If, as Laird has alleged all along, Spelling misappropriated her idea and used it to his advantage, her damages couldn’t have been a result of the statements in the book, Armstrong wrote.
“Laird’s general allegation that the 1996 biography constituted a second theft of the same property does not cure this defect,” Armstrong added. “It fails to state any new fact about damages or even to explain how the same property can be stolen twice….Laird was required to plead damages caused by the 1996 publication. Damages caused by earlier misappropriation will not suffice.”
Nor, the justice went on to say, can Laird recover damages for interference with business relations. Laird alleged that the denial of credit for “Family,” and the implication that she had been lying about her origination of the concept, interfered with her ability to obtain work in the television industry.

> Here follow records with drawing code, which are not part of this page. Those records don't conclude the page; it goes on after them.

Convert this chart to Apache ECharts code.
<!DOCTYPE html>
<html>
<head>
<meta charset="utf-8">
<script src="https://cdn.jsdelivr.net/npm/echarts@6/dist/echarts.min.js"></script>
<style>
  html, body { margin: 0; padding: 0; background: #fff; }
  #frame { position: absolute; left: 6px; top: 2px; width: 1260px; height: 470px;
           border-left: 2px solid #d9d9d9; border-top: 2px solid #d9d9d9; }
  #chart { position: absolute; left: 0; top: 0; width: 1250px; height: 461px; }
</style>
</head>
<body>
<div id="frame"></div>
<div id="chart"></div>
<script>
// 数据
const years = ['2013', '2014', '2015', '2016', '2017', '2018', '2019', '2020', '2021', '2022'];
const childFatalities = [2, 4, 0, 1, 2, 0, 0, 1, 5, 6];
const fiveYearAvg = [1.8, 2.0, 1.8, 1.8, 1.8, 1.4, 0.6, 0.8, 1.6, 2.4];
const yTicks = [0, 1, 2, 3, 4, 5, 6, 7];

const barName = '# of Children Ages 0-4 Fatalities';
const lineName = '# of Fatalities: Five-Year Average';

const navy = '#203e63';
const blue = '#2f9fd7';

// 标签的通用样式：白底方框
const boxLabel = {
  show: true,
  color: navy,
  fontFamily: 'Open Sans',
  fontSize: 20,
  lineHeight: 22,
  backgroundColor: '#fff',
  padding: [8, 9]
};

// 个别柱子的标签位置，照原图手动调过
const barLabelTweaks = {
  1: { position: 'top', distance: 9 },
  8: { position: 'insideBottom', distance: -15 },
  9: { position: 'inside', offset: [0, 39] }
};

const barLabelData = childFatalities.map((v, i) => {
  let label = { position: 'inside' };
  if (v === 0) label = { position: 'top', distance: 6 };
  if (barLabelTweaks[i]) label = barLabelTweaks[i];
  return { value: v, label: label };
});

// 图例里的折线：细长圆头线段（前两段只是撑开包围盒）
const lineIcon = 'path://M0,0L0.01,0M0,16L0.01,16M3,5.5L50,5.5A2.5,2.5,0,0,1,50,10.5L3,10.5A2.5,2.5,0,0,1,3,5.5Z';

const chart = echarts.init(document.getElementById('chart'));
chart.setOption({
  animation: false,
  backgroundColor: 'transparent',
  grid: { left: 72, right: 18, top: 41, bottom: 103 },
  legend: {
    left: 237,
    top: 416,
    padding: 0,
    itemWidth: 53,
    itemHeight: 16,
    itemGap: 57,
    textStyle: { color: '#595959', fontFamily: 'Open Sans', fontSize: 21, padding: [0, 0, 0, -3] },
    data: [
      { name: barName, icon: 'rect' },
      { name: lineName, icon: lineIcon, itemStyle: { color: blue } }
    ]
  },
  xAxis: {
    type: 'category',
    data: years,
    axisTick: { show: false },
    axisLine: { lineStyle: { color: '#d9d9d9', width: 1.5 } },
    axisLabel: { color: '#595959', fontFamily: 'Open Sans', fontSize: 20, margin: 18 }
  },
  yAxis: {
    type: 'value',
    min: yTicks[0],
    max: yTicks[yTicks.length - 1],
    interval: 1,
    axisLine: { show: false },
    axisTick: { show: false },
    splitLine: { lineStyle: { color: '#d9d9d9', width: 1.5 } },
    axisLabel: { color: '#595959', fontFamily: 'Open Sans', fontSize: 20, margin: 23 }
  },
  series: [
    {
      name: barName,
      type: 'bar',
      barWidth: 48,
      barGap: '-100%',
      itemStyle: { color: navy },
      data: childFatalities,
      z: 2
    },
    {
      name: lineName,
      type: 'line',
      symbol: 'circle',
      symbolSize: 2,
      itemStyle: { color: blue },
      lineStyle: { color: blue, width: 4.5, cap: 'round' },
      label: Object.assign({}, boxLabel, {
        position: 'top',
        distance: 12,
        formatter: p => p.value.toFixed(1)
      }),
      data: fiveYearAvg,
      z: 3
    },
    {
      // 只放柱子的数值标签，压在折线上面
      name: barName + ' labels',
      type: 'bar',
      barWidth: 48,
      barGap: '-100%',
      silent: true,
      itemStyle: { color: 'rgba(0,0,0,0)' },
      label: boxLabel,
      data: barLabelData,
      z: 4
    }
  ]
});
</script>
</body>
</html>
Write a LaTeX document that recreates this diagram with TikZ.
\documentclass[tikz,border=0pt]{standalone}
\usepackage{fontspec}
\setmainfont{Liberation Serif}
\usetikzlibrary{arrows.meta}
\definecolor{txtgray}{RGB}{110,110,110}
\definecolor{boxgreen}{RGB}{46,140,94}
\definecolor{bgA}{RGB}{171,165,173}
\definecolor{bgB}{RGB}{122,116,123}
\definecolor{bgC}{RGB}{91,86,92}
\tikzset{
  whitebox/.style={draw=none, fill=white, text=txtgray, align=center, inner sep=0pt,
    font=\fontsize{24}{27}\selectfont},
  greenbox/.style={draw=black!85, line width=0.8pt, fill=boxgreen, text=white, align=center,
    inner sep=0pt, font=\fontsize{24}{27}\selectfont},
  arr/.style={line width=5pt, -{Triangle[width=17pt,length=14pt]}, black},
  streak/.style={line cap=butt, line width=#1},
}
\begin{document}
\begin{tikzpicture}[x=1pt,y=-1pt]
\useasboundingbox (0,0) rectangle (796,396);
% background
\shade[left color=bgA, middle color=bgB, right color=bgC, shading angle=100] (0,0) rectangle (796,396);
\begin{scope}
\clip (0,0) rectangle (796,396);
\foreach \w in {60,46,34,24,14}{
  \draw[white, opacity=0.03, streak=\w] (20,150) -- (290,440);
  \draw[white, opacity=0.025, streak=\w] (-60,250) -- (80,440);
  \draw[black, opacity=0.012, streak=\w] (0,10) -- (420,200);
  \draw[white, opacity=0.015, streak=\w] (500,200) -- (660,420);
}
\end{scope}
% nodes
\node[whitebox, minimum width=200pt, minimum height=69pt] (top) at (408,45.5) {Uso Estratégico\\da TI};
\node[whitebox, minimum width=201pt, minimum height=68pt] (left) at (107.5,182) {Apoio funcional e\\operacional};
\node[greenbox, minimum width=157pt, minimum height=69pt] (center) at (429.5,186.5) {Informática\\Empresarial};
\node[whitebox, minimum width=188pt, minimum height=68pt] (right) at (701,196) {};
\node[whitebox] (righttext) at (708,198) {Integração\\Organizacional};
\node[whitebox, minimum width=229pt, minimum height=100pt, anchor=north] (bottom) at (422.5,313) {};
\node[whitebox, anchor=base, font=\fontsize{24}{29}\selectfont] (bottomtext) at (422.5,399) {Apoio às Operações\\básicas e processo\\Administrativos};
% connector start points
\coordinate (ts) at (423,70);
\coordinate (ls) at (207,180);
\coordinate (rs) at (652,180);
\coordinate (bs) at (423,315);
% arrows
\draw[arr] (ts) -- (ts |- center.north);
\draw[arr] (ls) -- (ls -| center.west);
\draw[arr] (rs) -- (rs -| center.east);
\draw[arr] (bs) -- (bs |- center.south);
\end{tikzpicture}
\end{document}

Laird can’t recover on an interference-with-prospective-advantage theory, Armstrong explained, because she didn’t allege the specifics of a prospective relationship that Spelling’s statements prevented her from realizing. The justice cited Wilson v. Loew’s, Inc. (1956) 142 Cal.App.2d 183, in which writers blacklisted for non-cooperation with the House Un-American Activities Committee sued film producers and distributors for refusing to do business with them.
Laird’s claims are like those of the writers in Wilson, Armstrong explained, because a mere “hope or expectation of employment” is not a prospective relationship within the meaning of the law.
Spelling’s attorney, Robert S. Chapman of Greenberg Glusker Fields Claman Machtinger & Kinsella, said he was “absolutely” convinced that the Laird-Spelling litigation was nearing its denouement. “She’s entitled to try to get the Supreme Court interested in hearing it,” he said, but added that “there’s no real issue here that the Supreme Court should be interested in.”
The case is Laird v. Spelling, B141706.